Supplied data -
◇ ◇ ◇ ◇

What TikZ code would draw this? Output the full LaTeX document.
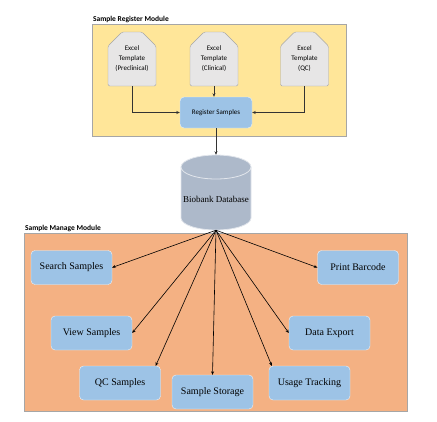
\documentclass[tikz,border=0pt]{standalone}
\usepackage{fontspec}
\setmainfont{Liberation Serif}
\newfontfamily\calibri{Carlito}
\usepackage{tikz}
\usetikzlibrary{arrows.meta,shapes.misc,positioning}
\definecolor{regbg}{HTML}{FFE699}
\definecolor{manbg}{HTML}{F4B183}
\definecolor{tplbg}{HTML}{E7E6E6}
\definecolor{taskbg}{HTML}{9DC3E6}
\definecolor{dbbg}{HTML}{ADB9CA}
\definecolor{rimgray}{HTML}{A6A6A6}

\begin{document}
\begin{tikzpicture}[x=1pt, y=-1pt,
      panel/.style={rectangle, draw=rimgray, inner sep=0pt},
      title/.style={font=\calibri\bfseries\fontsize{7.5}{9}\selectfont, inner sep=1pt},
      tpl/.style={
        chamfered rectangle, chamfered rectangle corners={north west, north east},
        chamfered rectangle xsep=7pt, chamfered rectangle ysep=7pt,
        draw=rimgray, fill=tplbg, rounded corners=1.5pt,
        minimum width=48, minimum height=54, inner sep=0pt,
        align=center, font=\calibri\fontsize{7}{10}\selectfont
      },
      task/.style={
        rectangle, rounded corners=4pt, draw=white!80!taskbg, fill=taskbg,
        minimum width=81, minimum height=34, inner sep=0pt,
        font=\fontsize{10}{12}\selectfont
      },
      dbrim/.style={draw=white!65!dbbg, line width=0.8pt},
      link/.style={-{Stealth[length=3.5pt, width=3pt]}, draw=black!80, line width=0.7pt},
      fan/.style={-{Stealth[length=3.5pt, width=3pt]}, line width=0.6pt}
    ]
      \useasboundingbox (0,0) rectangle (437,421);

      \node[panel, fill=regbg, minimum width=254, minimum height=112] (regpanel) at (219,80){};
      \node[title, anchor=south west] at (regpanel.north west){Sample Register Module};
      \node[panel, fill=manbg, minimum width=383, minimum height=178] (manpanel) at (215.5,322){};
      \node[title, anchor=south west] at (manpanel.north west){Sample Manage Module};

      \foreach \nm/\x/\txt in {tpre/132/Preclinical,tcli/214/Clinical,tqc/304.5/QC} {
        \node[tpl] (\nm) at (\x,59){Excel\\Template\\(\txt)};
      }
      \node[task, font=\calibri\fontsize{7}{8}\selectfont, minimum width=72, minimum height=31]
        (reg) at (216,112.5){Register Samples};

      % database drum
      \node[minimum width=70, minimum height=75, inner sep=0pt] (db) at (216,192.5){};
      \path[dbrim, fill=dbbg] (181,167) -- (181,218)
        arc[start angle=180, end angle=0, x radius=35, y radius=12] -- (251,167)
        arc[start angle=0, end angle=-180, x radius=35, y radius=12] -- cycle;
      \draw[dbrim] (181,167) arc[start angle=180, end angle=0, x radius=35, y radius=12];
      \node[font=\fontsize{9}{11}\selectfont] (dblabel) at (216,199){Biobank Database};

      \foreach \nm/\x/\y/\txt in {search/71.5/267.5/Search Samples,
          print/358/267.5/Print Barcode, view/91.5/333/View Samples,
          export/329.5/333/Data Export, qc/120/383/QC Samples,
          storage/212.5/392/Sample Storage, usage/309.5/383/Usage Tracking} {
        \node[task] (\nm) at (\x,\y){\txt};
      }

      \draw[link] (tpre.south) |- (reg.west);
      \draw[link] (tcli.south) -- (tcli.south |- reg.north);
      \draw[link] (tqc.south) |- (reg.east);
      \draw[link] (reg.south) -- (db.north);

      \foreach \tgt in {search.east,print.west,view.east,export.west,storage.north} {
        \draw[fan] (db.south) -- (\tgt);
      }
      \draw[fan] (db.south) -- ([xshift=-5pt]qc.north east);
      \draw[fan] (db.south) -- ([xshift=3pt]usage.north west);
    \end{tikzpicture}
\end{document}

◇ ◇ ◇ ◇

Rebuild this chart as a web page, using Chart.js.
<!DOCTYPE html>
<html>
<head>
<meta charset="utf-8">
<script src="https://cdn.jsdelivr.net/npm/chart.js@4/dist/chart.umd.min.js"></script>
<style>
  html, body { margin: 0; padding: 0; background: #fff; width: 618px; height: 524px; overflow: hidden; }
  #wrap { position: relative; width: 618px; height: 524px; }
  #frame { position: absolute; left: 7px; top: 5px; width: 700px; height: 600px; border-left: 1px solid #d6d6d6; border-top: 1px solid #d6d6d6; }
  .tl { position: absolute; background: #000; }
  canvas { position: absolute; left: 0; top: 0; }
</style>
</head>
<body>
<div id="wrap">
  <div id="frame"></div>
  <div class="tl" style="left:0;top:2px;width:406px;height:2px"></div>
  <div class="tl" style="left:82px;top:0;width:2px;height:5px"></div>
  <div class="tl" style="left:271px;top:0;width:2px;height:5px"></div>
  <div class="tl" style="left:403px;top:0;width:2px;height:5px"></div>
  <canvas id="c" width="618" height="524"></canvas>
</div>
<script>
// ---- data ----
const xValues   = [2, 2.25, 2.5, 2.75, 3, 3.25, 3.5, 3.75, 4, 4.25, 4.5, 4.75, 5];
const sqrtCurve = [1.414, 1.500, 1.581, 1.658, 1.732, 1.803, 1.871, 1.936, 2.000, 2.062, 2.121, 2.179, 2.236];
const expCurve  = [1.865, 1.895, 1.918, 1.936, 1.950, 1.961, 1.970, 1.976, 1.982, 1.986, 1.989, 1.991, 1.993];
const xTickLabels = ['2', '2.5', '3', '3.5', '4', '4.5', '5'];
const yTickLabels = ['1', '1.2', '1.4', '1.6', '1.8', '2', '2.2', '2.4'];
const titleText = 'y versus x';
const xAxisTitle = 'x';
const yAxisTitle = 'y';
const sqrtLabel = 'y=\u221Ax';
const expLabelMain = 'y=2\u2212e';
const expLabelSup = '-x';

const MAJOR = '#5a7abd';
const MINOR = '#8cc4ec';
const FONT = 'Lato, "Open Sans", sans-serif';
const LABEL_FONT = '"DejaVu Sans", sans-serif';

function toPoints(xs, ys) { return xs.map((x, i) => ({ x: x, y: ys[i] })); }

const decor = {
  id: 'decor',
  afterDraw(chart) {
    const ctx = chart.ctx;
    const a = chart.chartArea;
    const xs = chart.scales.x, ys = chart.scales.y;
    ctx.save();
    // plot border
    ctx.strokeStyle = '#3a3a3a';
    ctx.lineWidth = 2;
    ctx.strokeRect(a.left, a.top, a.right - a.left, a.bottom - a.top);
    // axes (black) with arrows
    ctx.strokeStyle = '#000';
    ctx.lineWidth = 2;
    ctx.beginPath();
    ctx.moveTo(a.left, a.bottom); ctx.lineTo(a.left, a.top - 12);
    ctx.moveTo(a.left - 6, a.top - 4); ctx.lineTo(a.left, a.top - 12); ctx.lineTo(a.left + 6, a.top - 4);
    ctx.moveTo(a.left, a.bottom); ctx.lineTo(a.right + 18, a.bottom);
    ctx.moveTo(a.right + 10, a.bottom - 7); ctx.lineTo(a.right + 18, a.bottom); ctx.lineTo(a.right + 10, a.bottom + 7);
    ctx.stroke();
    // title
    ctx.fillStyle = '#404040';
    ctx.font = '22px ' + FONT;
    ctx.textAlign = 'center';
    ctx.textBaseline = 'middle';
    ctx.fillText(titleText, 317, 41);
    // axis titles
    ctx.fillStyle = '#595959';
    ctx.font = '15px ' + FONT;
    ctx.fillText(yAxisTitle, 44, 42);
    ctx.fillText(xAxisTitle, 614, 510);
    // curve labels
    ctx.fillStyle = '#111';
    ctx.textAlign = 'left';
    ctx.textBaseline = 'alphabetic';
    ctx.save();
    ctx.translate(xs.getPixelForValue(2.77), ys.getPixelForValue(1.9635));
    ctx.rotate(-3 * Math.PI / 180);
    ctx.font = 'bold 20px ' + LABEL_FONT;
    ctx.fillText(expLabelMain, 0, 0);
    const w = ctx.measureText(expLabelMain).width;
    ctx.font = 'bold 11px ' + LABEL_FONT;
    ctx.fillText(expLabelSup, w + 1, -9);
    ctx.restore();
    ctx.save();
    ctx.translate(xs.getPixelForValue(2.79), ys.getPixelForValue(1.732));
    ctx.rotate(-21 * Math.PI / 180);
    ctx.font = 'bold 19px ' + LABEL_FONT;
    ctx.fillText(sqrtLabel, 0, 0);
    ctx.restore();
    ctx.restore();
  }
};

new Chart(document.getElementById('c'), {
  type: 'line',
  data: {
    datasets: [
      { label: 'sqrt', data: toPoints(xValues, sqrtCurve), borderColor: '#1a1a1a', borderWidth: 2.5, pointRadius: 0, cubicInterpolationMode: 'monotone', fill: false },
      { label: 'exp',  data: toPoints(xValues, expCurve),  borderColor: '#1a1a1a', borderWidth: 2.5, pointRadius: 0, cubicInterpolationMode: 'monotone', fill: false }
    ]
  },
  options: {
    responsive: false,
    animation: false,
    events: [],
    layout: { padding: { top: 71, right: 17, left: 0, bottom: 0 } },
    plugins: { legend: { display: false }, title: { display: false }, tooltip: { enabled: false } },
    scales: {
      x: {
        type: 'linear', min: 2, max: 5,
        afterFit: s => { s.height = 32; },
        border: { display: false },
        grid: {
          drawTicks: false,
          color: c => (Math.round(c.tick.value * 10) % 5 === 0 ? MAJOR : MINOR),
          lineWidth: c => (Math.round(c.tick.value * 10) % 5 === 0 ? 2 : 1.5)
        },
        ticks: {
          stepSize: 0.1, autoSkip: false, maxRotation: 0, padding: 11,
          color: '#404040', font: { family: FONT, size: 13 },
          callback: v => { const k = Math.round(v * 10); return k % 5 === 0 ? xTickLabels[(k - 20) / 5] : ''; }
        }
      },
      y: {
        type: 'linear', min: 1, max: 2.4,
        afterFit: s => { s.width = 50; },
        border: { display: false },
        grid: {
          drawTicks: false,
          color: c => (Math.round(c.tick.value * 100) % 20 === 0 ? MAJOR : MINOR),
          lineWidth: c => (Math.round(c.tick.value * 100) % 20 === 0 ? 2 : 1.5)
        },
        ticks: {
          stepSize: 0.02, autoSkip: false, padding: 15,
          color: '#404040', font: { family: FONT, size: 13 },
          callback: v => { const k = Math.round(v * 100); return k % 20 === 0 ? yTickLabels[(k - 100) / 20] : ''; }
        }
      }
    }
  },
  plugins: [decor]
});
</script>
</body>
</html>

◇ ◇ ◇ ◇

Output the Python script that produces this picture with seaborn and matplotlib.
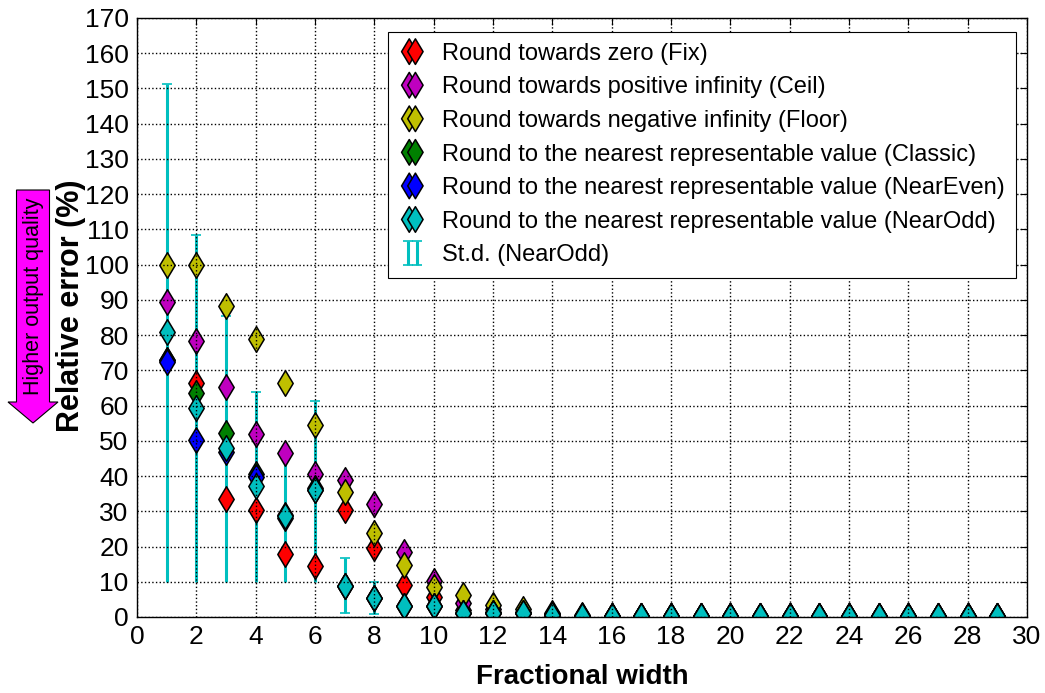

◇ ◇ ◇ ◇

Start at the line that contains "What TikZ code", stop at the line that contains "west] at (manpanel.north", and reproduce each line in that stretch exactly. Pictures are excluded.

What TikZ code would draw this? Output the full LaTeX document.
\documentclass[tikz,border=0pt]{standalone}
\usepackage{fontspec}
\setmainfont{Liberation Serif}
\newfontfamily\calibri{Carlito}
\usepackage{tikz}
\usetikzlibrary{arrows.meta,shapes.misc,positioning}
\definecolor{regbg}{HTML}{FFE699}
\definecolor{manbg}{HTML}{F4B183}
\definecolor{tplbg}{HTML}{E7E6E6}
\definecolor{taskbg}{HTML}{9DC3E6}
\definecolor{dbbg}{HTML}{ADB9CA}
\definecolor{rimgray}{HTML}{A6A6A6}

\begin{document}
\begin{tikzpicture}[x=1pt, y=-1pt,
      panel/.style={rectangle, draw=rimgray, inner sep=0pt},
      title/.style={font=\calibri\bfseries\fontsize{7.5}{9}\selectfont, inner sep=1pt},
      tpl/.style={
        chamfered rectangle, chamfered rectangle corners={north west, north east},
        chamfered rectangle xsep=7pt, chamfered rectangle ysep=7pt,
        draw=rimgray, fill=tplbg, rounded corners=1.5pt,
        minimum width=48, minimum height=54, inner sep=0pt,
        align=center, font=\calibri\fontsize{7}{10}\selectfont
      },
      task/.style={
        rectangle, rounded corners=4pt, draw=white!80!taskbg, fill=taskbg,
        minimum width=81, minimum height=34, inner sep=0pt,
        font=\fontsize{10}{12}\selectfont
      },
      dbrim/.style={draw=white!65!dbbg, line width=0.8pt},
      link/.style={-{Stealth[length=3.5pt, width=3pt]}, draw=black!80, line width=0.7pt},
      fan/.style={-{Stealth[length=3.5pt, width=3pt]}, line width=0.6pt}
    ]
      \useasboundingbox (0,0) rectangle (437,421);

      \node[panel, fill=regbg, minimum width=254, minimum height=112] (regpanel) at (219,80){};
      \node[title, anchor=south west] at (regpanel.north west){Sample Register Module};
      \node[panel, fill=manbg, minimum width=383, minimum height=178] (manpanel) at (215.5,322){};
      \node[title, anchor=south west] at (manpanel.north west){Sample Manage Module};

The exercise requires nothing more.